The thing about studying is that it’s one of the things that technology can’t do for us. No matter what developments that Apple or Google comes up with, we still have to do our own learning. There’s no app that can automate learning for us. There’s no machine that can study for us. Technology can help us, but we have to do our own learning ourselves. And we don’t need to be all that high-tech for that.
In fact, low-tech might be just what we need. We are analog beings after all. We have minds housed in brains housed in bone and muscle. We need tangible, corporeal methods and techniques to bring out the best out of ourselves, not suppressing the physical, but embracing and harnessing it to achieve our study goals.
Set the Scene
Our study environment is crucial. They key is to help body and mind find that optimum state for learning — somewhere between hyperalertness and lethargy. We need just enough stimuli and just enough calm to be mentally open and retentive.
Take away the distractions that disrupt our focus and momentum. Let’s keep our phones in silent mode and turn off our desktop Facebook notifications. We can use a program like Cold Turkey to do this for us.
The basic idea is: we don’t want any pinging when we’re reading Descartes.
Turn the Volume Down
Music could actually help us study better, but keep it low. We only need it as a kind of white noise. The genre depends on our musical taste, but in general it should be instrumental, because music with words engages our language processing faculties which we’d want to reserve for understanding our reading material.
Put on Some Light
A dimly lit room will only make us sleepy. Daylight would be awesome, but if not, something close to daylight would do nicely too.
A couple of minutes of breathing and meditation calms the body and mind and would greatly increase our focus and concentration. Taking intermittent breaks to do it again would help keep our minds up and running.
Drink and Eat
We have to prime our bodies to study. We want to stay nice and hydrated all throughout our study time, so let’s keep some water within reach. A plate of light munchies, such as nuts or dark chocolate nibbles would be great too.
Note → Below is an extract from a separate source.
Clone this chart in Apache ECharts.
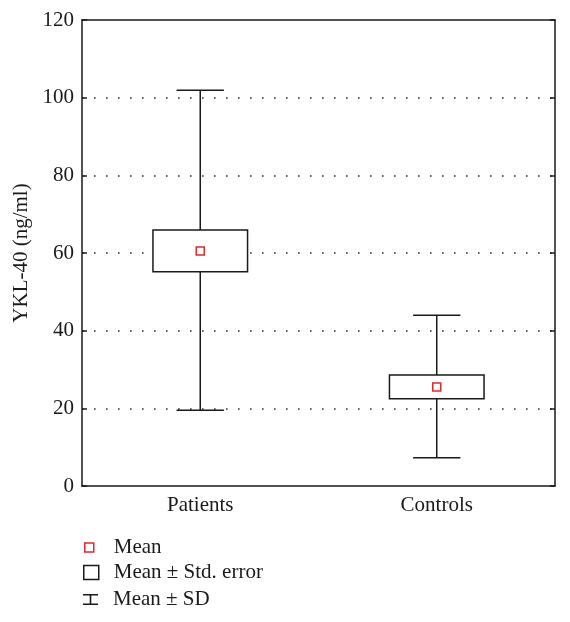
<!DOCTYPE html>
<html><head><meta charset="utf-8">
<script src="https://cdn.jsdelivr.net/npm/echarts@6/dist/echarts.min.js"></script>
<style>html,body{margin:0;padding:0;background:#fff}#c{width:570px;height:622px}</style>
</head><body><div id="c"></div>
<script>
const categories = ['Patients', 'Controls'];
const meanValues = [60.5, 25.5];
const seLow = [55.2, 22.5];
const seHigh = [65.9, 28.6];
const sdLow = [19.5, 7.3];
const sdHigh = [101.9, 44.0];
const yMin = 0, yMax = 120, yStep = 20;
const seriesNames = ['Mean', 'Mean \u00b1 Std. error', 'Mean \u00b1 SD'];

const font = 'Liberation Serif';
const fs = 21;
const ink = '#1a1a1a';
const chart = echarts.init(document.getElementById('c'), null, {renderer: 'canvas'});

const boxData = categories.map((c, i) => [i, seLow[i], seHigh[i]]);
const sdData = categories.map((c, i) => [i, sdLow[i], sdHigh[i]]);
const meanData = categories.map((c, i) => [i, meanValues[i]]);

const axisLineStyle = {color: ink, width: 1.5};

const option = {
  animation: false,
  backgroundColor: '#fff',
  grid: {left: 82, right: 15, top: 20, bottom: 136},
  xAxis: [
    {type: 'category', data: categories, position: 'bottom',
     axisLine: {onZero: false, lineStyle: axisLineStyle},
     axisTick: {inside: true, alignWithLabel: true, length: 5, lineStyle: axisLineStyle},
     axisLabel: {fontFamily: font, fontSize: fs, color: ink, margin: 9}},
    {type: 'category', data: categories, position: 'top',
     axisLine: {onZero: false, lineStyle: axisLineStyle},
     axisTick: {inside: true, alignWithLabel: true, length: 5, lineStyle: axisLineStyle},
     axisLabel: {show: false}}
  ],
  yAxis: [
    {type: 'value', min: yMin, max: yMax, interval: yStep, position: 'left',
     name: 'YKL-40 (ng/ml)', nameLocation: 'middle', nameGap: 50,
     nameTextStyle: {fontFamily: font, fontSize: fs, color: ink},
     axisLine: {show: true, onZero: false, lineStyle: axisLineStyle},
     axisTick: {show: true, inside: true, length: 5, lineStyle: axisLineStyle},
     axisLabel: {fontFamily: font, fontSize: fs, color: ink, margin: 8},
     splitLine: {show: true, showMinLine: false, showMaxLine: false,
                 lineStyle: {color: '#333', width: 1.6, type: [1.6, 10.4]}}},
    {type: 'value', min: yMin, max: yMax, interval: yStep, position: 'right',
     axisLine: {show: true, onZero: false, lineStyle: axisLineStyle},
     axisTick: {show: true, inside: true, length: 5, lineStyle: axisLineStyle},
     axisLabel: {show: false}, splitLine: {show: false}}
  ],
  legend: [
    {left: 84, top: 537, padding: 0, itemWidth: 9, itemHeight: 9,
     data: [{name: seriesNames[0], icon: 'rect', itemStyle: {color: '#fff', borderColor: '#e0282f', borderWidth: 1.5}}],
     textStyle: {fontFamily: font, fontSize: fs, color: ink, lineHeight: 20, padding: [0, 0, 0, 15]}},
    {left: 83, top: 562, padding: 0, itemWidth: 15, itemHeight: 14,
     data: [{name: seriesNames[1], icon: 'rect', itemStyle: {color: '#fff', borderColor: ink, borderWidth: 1.5}}],
     textStyle: {fontFamily: font, fontSize: fs, color: ink, lineHeight: 20, padding: [0, 0, 0, 10]}},
    {left: 83, top: 589, padding: 0, itemWidth: 15, itemHeight: 11,
     data: [{name: seriesNames[2], icon: 'path://M0,0H15V1.6H8.3V9.4H15V11H0V9.4H6.7V1.6H0Z', itemStyle: {color: ink, borderWidth: 0}}],
     textStyle: {fontFamily: font, fontSize: fs, color: ink, lineHeight: 20, padding: [0, 0, 0, 10]}}
  ],
  series: [
    {name: seriesNames[2], type: 'custom', data: sdData, z: 2,
     itemStyle: {color: ink},
     renderItem: function (params, api) {
       const x = api.value(0);
       const lo = api.coord([x, api.value(1)]);
       const hi = api.coord([x, api.value(2)]);
       const hw = api.size([1, 0])[0] * 0.1;
       const st = {stroke: ink, lineWidth: 1.5, fill: null};
       return {type: 'group', children: [
         {type: 'line', shape: {x1: lo[0], y1: lo[1], x2: hi[0], y2: hi[1]}, style: st},
         {type: 'line', shape: {x1: lo[0] - hw, y1: lo[1], x2: lo[0] + hw, y2: lo[1]}, style: st},
         {type: 'line', shape: {x1: hi[0] - hw, y1: hi[1], x2: hi[0] + hw, y2: hi[1]}, style: st}
       ]};
     }},
    {name: seriesNames[1], type: 'custom', data: boxData, z: 3,
     itemStyle: {color: '#fff', borderColor: ink},
     renderItem: function (params, api) {
       const x = api.value(0);
       const lo = api.coord([x, api.value(1)]);
       const hi = api.coord([x, api.value(2)]);
       const hw = api.size([1, 0])[0] * 0.2;
       return {type: 'rect', shape: {x: lo[0] - hw, y: hi[1], width: hw * 2, height: lo[1] - hi[1]},
               style: {fill: '#fff', stroke: ink, lineWidth: 1.5}};
     }},
    {name: seriesNames[0], type: 'scatter', data: meanData, z: 4,
     symbol: 'rect', symbolSize: 8,
     itemStyle: {color: '#fff', borderColor: '#e0282f', borderWidth: 1.5, opacity: 1}}
  ]
};
chart.setOption(option);
</script>
</body></html>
We don’t want to be hungry as we study, but we don’t want to be stuffed either.
Assimilate the Study Material
One key mistake that we make when we study is to be passive. Learning is not just about reading. It is about processing and assimilating what we’ve read. We have to get not just our minds to get with the program, but you have to get the rest of who we are to participate. That’s why we take the time to set the scene in the previous section — we prepare and prime the body to learn. In this section, we learn how to use the body to help us learn and retain what we’ve learned.
Take Handwritten Notes
These days we may have taken to tapping our class notes on our tablets and laptops, but the latest research findings indicate that students who write their notes by hand using old-school pen and paper retain more of what they’ve learned during a lecture. Although typing produces more copious notes, writing them out by hand forces us to listen more, and digest what we hear a little bit more. Therefore just from the mere act of writing, we’ve already done some pretty heavy learning right off the bat. To maximize the efficiency of this learning technique, there are a myriad of note-taking techniques that we can use.
Speak/Read Out Loud
Our senses are the only ways by which information enters our brains. The thing is we tend to rely only on one of them — the sense of sight. We mostly use our eyes just to read and use just this one sense as a channel of information. If we read aloud, we add our sense of hearing into the mix, and this helps us remember a piece of information more efficiently than just reading it silently again and again.
Use Your Other Senses
We can bring our other senses and use them as learning pathways. One tip that we can use is to use a particular scent or taste into our study experience by chewing a particular kind of gum or wearing a unique cologne. Then when it’s time to take the exam, we chew the same gum or spritz on the same scent, which would help to put our notes or our textbook back in front of us as we try to recall what we’ve learned.
This may seem counterintuitive, but it is recommended that we take 5-minute breaks after every 25 minutes of intense studying. This allows the mind to detach and refresh itself to better enable it to retain more.
Also, let’s not stay up all night before the exams. Sleep is a vital process for assimilating memories as well as revitalizing the mind. You need to be awake and in tip-top mental condition when you take that exam.
When you’re feeling tired and lethargic as you study, think about your end game. It’s not just about acing (or just passing) that test, it’s about getting that dream job. It’s not about sailing through that microbiology exam — it’s ultimately about protecting your future patients from diseases when you finally become a doctor.